Given problem =
Omitting the pictures, copy exactly each line from the one containing "Write a Python" up to and including the one containing "import plotly.graph_objects as go".

++++ Input for this task

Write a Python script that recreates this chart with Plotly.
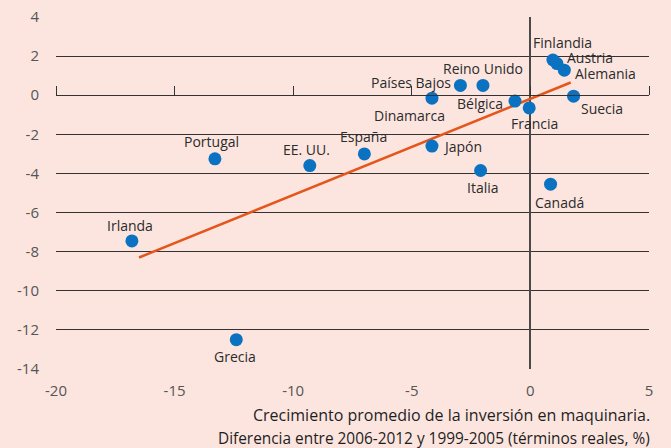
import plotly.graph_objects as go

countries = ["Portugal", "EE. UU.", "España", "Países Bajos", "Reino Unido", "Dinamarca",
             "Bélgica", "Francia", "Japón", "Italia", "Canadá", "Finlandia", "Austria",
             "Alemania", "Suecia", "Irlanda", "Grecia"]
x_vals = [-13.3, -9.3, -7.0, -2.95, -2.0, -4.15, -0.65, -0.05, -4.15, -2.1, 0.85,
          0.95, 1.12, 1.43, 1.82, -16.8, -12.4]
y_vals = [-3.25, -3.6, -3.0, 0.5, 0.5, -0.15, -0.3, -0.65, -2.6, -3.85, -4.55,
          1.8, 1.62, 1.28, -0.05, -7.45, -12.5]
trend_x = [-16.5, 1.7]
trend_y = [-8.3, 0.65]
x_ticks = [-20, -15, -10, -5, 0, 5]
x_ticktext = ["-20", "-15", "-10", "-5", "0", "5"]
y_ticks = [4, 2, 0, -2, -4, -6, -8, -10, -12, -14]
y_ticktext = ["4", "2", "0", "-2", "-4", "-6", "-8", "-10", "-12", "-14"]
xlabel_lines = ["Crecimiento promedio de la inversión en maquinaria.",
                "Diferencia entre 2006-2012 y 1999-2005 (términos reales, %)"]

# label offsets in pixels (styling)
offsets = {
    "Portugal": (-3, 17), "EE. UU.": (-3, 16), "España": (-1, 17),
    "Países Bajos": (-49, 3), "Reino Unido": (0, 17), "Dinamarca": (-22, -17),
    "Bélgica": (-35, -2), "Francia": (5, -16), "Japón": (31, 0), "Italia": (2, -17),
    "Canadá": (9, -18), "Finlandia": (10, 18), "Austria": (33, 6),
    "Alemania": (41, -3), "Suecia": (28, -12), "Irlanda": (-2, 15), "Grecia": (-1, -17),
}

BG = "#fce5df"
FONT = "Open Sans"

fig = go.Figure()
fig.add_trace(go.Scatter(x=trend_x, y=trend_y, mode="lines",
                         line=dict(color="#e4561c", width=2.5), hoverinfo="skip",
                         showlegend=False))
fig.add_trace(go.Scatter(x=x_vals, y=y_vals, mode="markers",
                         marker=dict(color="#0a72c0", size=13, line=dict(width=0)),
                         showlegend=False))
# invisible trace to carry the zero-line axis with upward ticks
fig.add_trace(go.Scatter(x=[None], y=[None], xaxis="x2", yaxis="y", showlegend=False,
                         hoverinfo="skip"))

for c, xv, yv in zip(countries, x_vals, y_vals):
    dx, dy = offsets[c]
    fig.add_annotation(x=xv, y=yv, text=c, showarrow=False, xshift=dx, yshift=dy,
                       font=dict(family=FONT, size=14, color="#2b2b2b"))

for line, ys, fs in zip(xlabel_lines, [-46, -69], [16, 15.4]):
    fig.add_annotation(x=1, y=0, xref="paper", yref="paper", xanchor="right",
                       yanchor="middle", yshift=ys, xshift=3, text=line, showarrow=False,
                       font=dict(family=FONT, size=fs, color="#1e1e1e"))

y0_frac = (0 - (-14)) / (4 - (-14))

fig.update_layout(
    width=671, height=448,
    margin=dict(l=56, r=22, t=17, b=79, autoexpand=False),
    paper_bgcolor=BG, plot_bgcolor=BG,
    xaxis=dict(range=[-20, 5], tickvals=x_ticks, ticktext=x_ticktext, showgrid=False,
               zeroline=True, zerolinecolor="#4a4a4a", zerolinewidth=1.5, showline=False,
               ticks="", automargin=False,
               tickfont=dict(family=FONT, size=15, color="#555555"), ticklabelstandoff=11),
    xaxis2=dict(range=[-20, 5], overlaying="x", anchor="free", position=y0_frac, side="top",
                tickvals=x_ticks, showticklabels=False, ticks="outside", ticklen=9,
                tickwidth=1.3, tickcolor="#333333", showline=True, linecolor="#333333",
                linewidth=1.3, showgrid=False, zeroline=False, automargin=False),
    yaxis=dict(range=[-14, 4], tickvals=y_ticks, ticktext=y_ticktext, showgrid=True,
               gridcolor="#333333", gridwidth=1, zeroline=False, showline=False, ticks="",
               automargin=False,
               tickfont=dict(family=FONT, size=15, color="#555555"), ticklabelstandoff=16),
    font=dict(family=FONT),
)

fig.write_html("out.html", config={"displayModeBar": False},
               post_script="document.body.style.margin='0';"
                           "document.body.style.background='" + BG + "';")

++++++++
++++ Input for this task

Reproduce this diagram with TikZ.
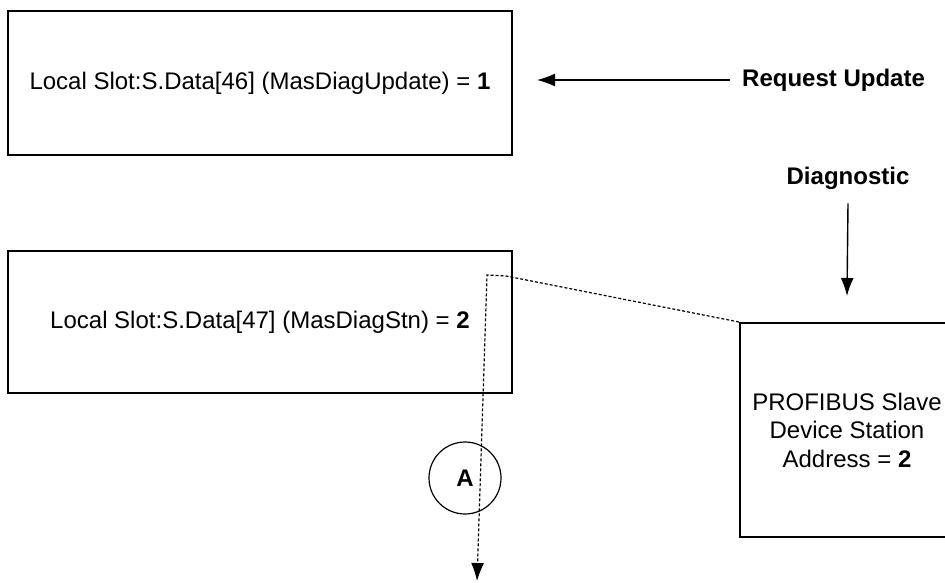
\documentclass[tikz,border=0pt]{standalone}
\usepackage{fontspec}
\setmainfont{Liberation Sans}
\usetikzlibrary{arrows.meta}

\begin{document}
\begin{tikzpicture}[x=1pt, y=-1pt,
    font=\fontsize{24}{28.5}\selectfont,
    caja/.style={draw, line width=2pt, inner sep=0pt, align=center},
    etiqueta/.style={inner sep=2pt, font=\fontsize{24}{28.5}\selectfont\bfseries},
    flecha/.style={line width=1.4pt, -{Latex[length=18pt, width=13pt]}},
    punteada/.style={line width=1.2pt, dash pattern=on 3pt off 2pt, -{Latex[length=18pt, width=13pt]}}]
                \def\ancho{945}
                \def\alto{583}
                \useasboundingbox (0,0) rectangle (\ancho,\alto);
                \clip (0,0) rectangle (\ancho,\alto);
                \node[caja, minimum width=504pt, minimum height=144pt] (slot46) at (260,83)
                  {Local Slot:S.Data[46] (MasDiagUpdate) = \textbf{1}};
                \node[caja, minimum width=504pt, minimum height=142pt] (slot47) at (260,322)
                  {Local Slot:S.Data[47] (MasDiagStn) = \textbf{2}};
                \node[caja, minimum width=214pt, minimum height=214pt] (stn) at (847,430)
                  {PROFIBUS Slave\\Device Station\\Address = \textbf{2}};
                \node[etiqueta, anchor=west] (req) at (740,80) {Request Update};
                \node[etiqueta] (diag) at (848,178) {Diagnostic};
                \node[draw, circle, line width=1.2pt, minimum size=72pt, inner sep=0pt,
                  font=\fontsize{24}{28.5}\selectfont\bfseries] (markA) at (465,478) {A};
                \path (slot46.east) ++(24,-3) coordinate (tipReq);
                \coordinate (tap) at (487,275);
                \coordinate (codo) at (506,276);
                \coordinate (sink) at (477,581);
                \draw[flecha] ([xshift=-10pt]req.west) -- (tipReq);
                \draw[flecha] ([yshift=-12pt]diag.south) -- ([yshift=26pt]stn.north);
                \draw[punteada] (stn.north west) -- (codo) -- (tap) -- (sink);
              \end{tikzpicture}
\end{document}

++++++++

Result for this task =
Write a Python script that recreates this chart with Plotly.
import plotly.graph_objects as go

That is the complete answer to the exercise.